[Stored data entries]
● ● ● ●

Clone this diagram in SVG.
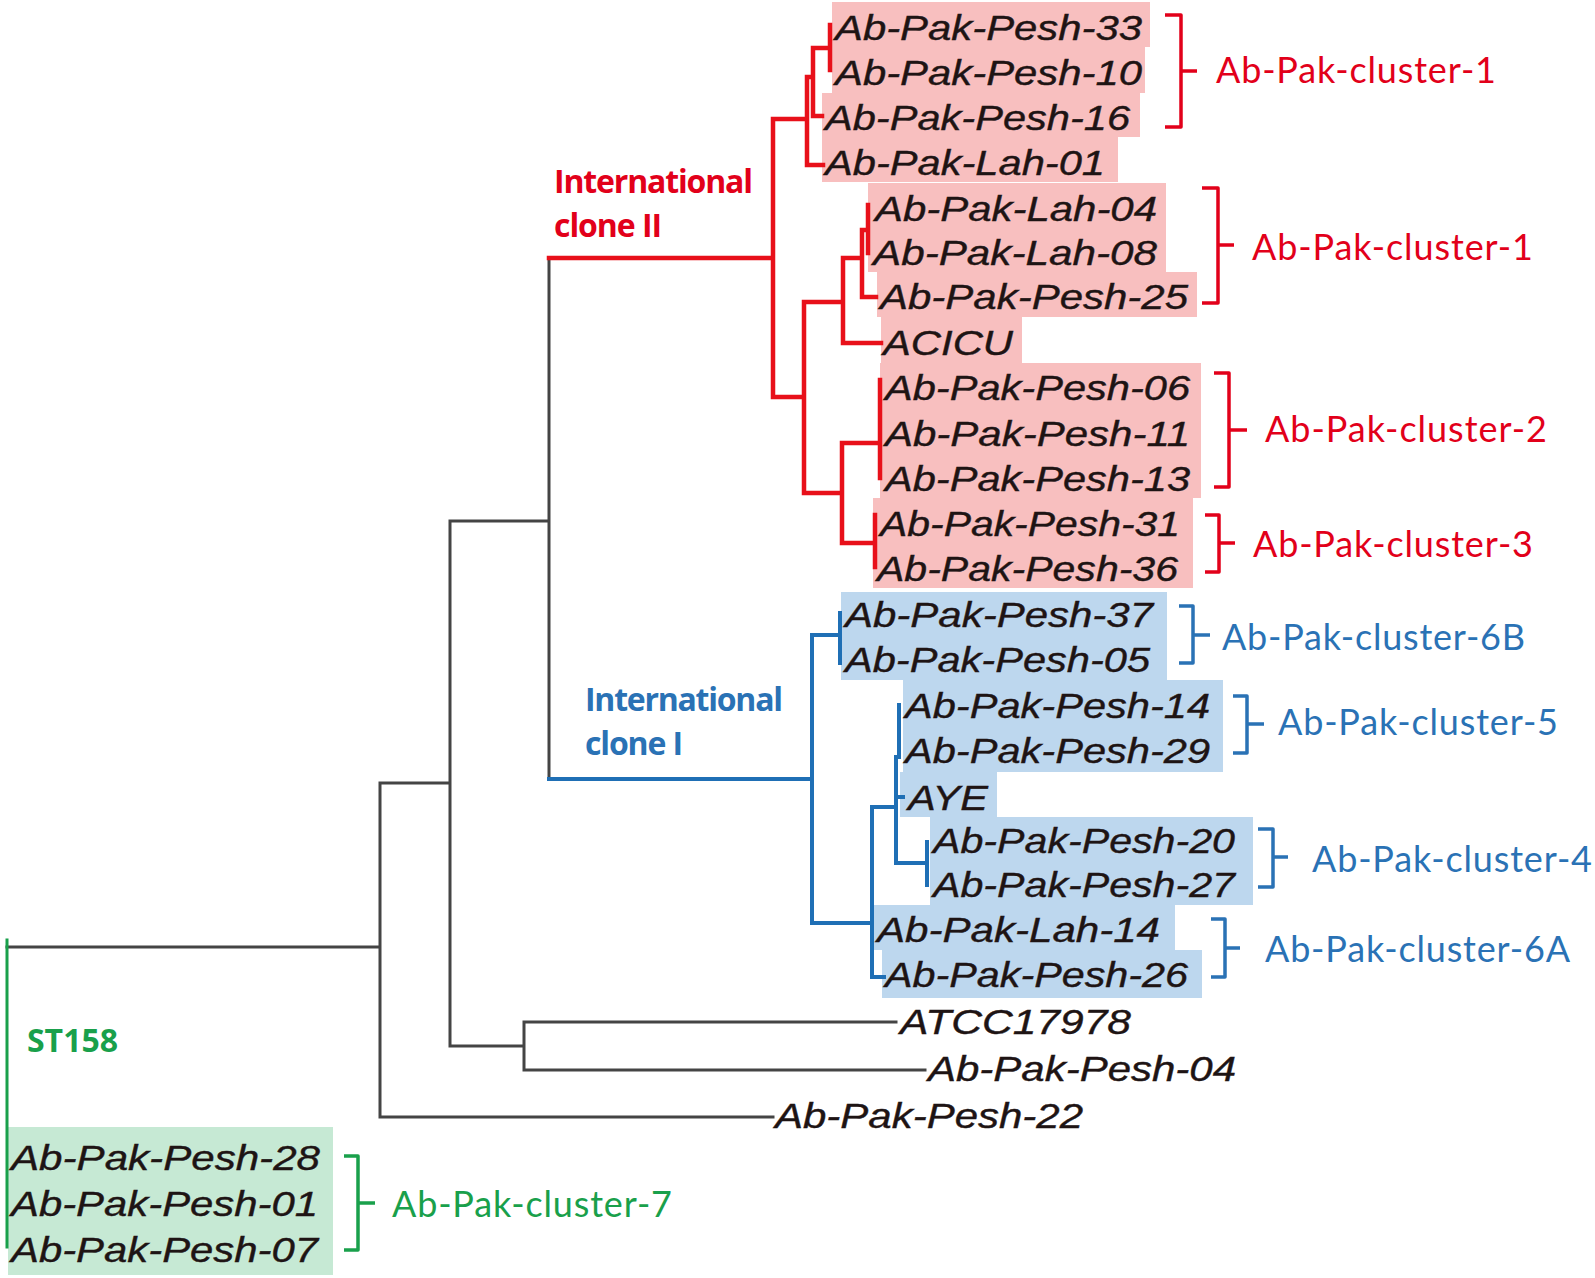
<svg xmlns="http://www.w3.org/2000/svg" width="1595" height="1278" viewBox="0 0 1595 1278">
<style>
.lbl{font-family:"Liberation Sans",Arial,sans-serif;font-style:italic;font-size:35px;fill:#1e1414;stroke:#1e1414;stroke-width:0.4}
.cl{font-family:Lato,"Liberation Sans",sans-serif;font-size:36px}
.clade{font-family:"Open Sans","Liberation Sans",sans-serif;font-weight:700;font-size:32px}
.red{fill:#e2001a}.blue{fill:#2a72b5}.green{fill:#19a04b}
.pink{fill:#f8bfbf}.lblue{fill:#bdd7ee}.lgreen{fill:#c6e9d4}
.e{fill:none;stroke-linecap:square}
.eb{stroke:#444;stroke-width:3}
.er{stroke:#e8101a;stroke-width:4.5}
.eu{stroke:#1f6fb5;stroke-width:4}
.eg{stroke:#19a04b;stroke-width:3}
.br{fill:none;stroke-width:3.5;stroke-linejoin:round}
</style>
<rect width="1595" height="1278" fill="#fff"/>

<g id="backgrounds">
<rect class="pink" x="832" y="2" width="318" height="45"/>
<rect class="pink" x="832" y="47" width="313" height="46"/>
<rect class="pink" x="822" y="93" width="318" height="44"/>
<rect class="pink" x="822" y="137" width="296" height="45"/>
<rect class="pink" x="868" y="183" width="298" height="89"/>
<rect class="pink" x="877" y="272" width="320" height="45"/>
<rect class="pink" x="881" y="317" width="141" height="46"/>
<rect class="pink" x="880" y="363" width="321" height="135"/>
<rect class="pink" x="873" y="498" width="320" height="90"/>
<rect class="lblue" x="841" y="592" width="326" height="88"/>
<rect class="lblue" x="903" y="680" width="320" height="92"/>
<rect class="lblue" x="900" y="772" width="97" height="45"/>
<rect class="lblue" x="930" y="817" width="323" height="88"/>
<rect class="lblue" x="873" y="905" width="302" height="45"/>
<rect class="lblue" x="882" y="950" width="320" height="48"/>
<rect class="lgreen" x="8" y="1127" width="325" height="148"/>
</g>

<g id="connectors">
<path class="e eb" d="M7,947 H380 M380,783 V1117 M380,783 H450 M380,1117 H773 M450,521 V1046 M450,521 H549 M450,1046 H524 M524,1022 V1070 M524,1022 H896 M524,1070 H925 M549,258 V779"/>
<path class="e er" d="M549,258 H773 M773,119 V397 M773,119 H807 M807,77 V165 M807,165 H823 M807,77 H813 M813,48 V116 M813,116 H822 M813,48 H830 M830,25 V70 M773,397 H804 M804,302 V493 M804,302 H843 M843,258 V343 M843,343 H881 M843,258 H862 M862,230 V297 M862,297 H876 M862,230 H868 M868,205 V253 M804,493 H842 M842,443 V543 M842,443 H880 M880,380 V478 M842,543 H873 M875,515 V567"/>
<path class="e eu" d="M549,779 H812 M812,635 V923 M812,635 H840 M840,613 V663 M812,923 H872 M872,807 V977 M872,977 H884 M872,807 H896 M896,757 V863 M899,705 V757 M896,797 H903 M896,863 H927 M927,842 V885"/>
<path class="e eg" d="M7,940 V1247"/>
</g>

<g id="node-pesh33"><text class="lbl" x="835" y="40" textLength="307" lengthAdjust="spacingAndGlyphs">Ab-Pak-Pesh-33</text></g>
<g id="node-pesh10"><text class="lbl" x="835" y="85" textLength="307" lengthAdjust="spacingAndGlyphs">Ab-Pak-Pesh-10</text></g>
<g id="node-pesh16"><text class="lbl" x="825" y="130" textLength="305" lengthAdjust="spacingAndGlyphs">Ab-Pak-Pesh-16</text></g>
<g id="node-lah01"><text class="lbl" x="825" y="175" textLength="280" lengthAdjust="spacingAndGlyphs">Ab-Pak-Lah-01</text></g>
<g id="node-lah04"><text class="lbl" x="875" y="221" textLength="282" lengthAdjust="spacingAndGlyphs">Ab-Pak-Lah-04</text></g>
<g id="node-lah08"><text class="lbl" x="873" y="265" textLength="284" lengthAdjust="spacingAndGlyphs">Ab-Pak-Lah-08</text></g>
<g id="node-pesh25"><text class="lbl" x="880" y="309" textLength="308" lengthAdjust="spacingAndGlyphs">Ab-Pak-Pesh-25</text></g>
<g id="node-acicu"><text class="lbl" x="883" y="355" textLength="130" lengthAdjust="spacingAndGlyphs">ACICU</text></g>
<g id="node-pesh06"><text class="lbl" x="885" y="400" textLength="305" lengthAdjust="spacingAndGlyphs">Ab-Pak-Pesh-06</text></g>
<g id="node-pesh11"><text class="lbl" x="885" y="446" textLength="305" lengthAdjust="spacingAndGlyphs">Ab-Pak-Pesh-11</text></g>
<g id="node-pesh13"><text class="lbl" x="885" y="491" textLength="305" lengthAdjust="spacingAndGlyphs">Ab-Pak-Pesh-13</text></g>
<g id="node-pesh31"><text class="lbl" x="880" y="536" textLength="300" lengthAdjust="spacingAndGlyphs">Ab-Pak-Pesh-31</text></g>
<g id="node-pesh36"><text class="lbl" x="877" y="581" textLength="301" lengthAdjust="spacingAndGlyphs">Ab-Pak-Pesh-36</text></g>
<g id="node-pesh37"><text class="lbl" x="845" y="627" textLength="308" lengthAdjust="spacingAndGlyphs">Ab-Pak-Pesh-37</text></g>
<g id="node-pesh05"><text class="lbl" x="845" y="672" textLength="305" lengthAdjust="spacingAndGlyphs">Ab-Pak-Pesh-05</text></g>
<g id="node-pesh14"><text class="lbl" x="905" y="718" textLength="305" lengthAdjust="spacingAndGlyphs">Ab-Pak-Pesh-14</text></g>
<g id="node-pesh29"><text class="lbl" x="905" y="763" textLength="305" lengthAdjust="spacingAndGlyphs">Ab-Pak-Pesh-29</text></g>
<g id="node-aye"><text class="lbl" x="908" y="810" textLength="80" lengthAdjust="spacingAndGlyphs">AYE</text></g>
<g id="node-pesh20"><text class="lbl" x="933" y="853" textLength="302" lengthAdjust="spacingAndGlyphs">Ab-Pak-Pesh-20</text></g>
<g id="node-pesh27"><text class="lbl" x="933" y="897" textLength="302" lengthAdjust="spacingAndGlyphs">Ab-Pak-Pesh-27</text></g>
<g id="node-lah14"><text class="lbl" x="877" y="942" textLength="283" lengthAdjust="spacingAndGlyphs">Ab-Pak-Lah-14</text></g>
<g id="node-pesh26"><text class="lbl" x="885" y="987" textLength="303" lengthAdjust="spacingAndGlyphs">Ab-Pak-Pesh-26</text></g>
<g id="node-atcc"><text class="lbl" x="900" y="1034" textLength="231" lengthAdjust="spacingAndGlyphs">ATCC17978</text></g>
<g id="node-pesh04"><text class="lbl" x="928" y="1081" textLength="308" lengthAdjust="spacingAndGlyphs">Ab-Pak-Pesh-04</text></g>
<g id="node-pesh22"><text class="lbl" x="775" y="1128" textLength="308" lengthAdjust="spacingAndGlyphs">Ab-Pak-Pesh-22</text></g>
<g id="node-pesh28"><text class="lbl" x="11" y="1170" textLength="309" lengthAdjust="spacingAndGlyphs">Ab-Pak-Pesh-28</text></g>
<g id="node-pesh01"><text class="lbl" x="11" y="1216" textLength="307" lengthAdjust="spacingAndGlyphs">Ab-Pak-Pesh-01</text></g>
<g id="node-pesh07"><text class="lbl" x="11" y="1262" textLength="307" lengthAdjust="spacingAndGlyphs">Ab-Pak-Pesh-07</text></g>

<g id="clade-ic2">
<text class="clade red" x="554" y="193" textLength="199" lengthAdjust="spacing">International</text>
<text class="clade red" x="554" y="237" textLength="108" lengthAdjust="spacing">clone II</text>
</g>
<g id="clade-ic1">
<text class="clade blue" x="585" y="711" textLength="198" lengthAdjust="spacing">International</text>
<text class="clade blue" x="585" y="755" textLength="98" lengthAdjust="spacing">clone I</text>
</g>
<g id="clade-st158">
<text class="clade green" x="27" y="1052" textLength="91" lengthAdjust="spacing">ST158</text>
</g>

<g id="cluster-1a">
<path class="br" stroke="#e2001a" d="M1165,15 H1181 V127 H1165 M1181,71 H1197"/>
<text class="cl red" x="1216" y="83" textLength="280" lengthAdjust="spacing">Ab-Pak-cluster-1</text>
</g>
<g id="cluster-1b">
<path class="br" stroke="#e2001a" d="M1202,188 H1218 V303 H1202 M1218,245 H1234"/>
<text class="cl red" x="1252" y="260" textLength="281" lengthAdjust="spacing">Ab-Pak-cluster-1</text>
</g>
<g id="cluster-2">
<path class="br" stroke="#e2001a" d="M1214,373 H1229 V487 H1214 M1229,430 H1247"/>
<text class="cl red" x="1265" y="442" textLength="282" lengthAdjust="spacing">Ab-Pak-cluster-2</text>
</g>
<g id="cluster-3">
<path class="br" stroke="#e2001a" d="M1205,515 H1219 V572 H1205 M1219,543 H1235"/>
<text class="cl red" x="1253" y="557" textLength="280" lengthAdjust="spacing">Ab-Pak-cluster-3</text>
</g>
<g id="cluster-6b">
<path class="br" stroke="#2a72b5" d="M1179,606 H1193 V663 H1179 M1193,635 H1210"/>
<text class="cl blue" x="1222" y="650" textLength="303" lengthAdjust="spacing">Ab-Pak-cluster-6B</text>
</g>
<g id="cluster-5">
<path class="br" stroke="#2a72b5" d="M1233,696 H1247 V753 H1233 M1247,724 H1264"/>
<text class="cl blue" x="1278" y="735" textLength="280" lengthAdjust="spacing">Ab-Pak-cluster-5</text>
</g>
<g id="cluster-4">
<path class="br" stroke="#2a72b5" d="M1258,829 H1273 V887 H1258 M1273,857 H1288"/>
<text class="cl blue" x="1312" y="872" textLength="280" lengthAdjust="spacing">Ab-Pak-cluster-4</text>
</g>
<g id="cluster-6a">
<path class="br" stroke="#2a72b5" d="M1211,919 H1225 V977 H1211 M1225,948 H1240"/>
<text class="cl blue" x="1265" y="962" textLength="305" lengthAdjust="spacing">Ab-Pak-cluster-6A</text>
</g>
<g id="cluster-7">
<path class="br" stroke="#19a04b" d="M344,1156 H358 V1250 H344 M358,1203 H375"/>
<text class="cl green" x="392" y="1217" textLength="280" lengthAdjust="spacing">Ab-Pak-cluster-7</text>
</g>
</svg>
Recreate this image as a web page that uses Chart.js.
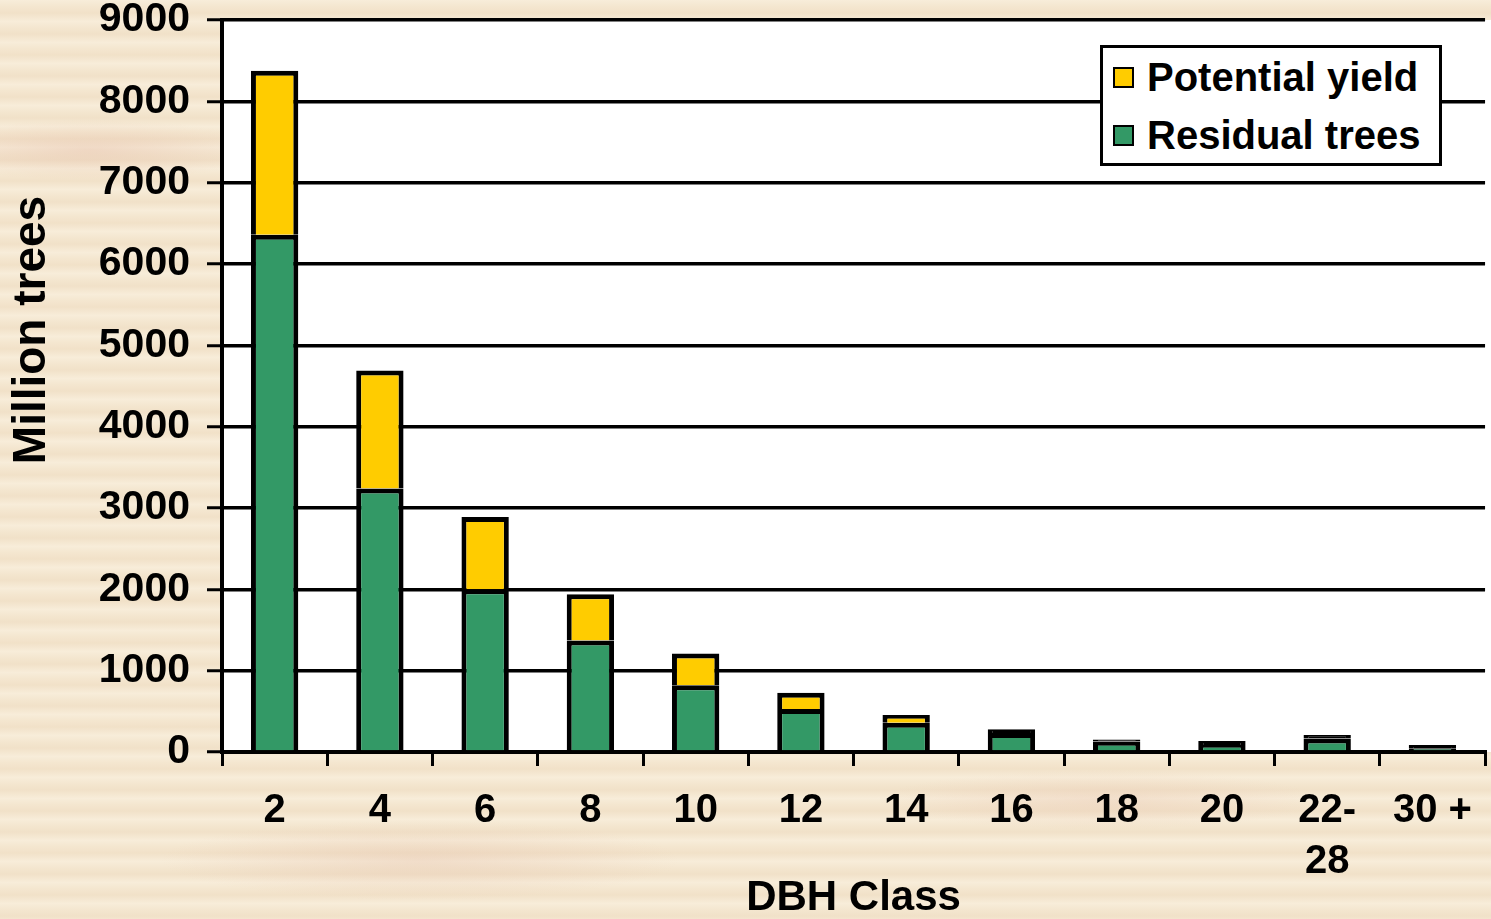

● ● ● ●

[Task details] Check each line of the records for the word "this" and extract those that contain it.

[Expected answer]
Clone this diagram in SVG.
Recreate this image as a web page that uses Chart.js.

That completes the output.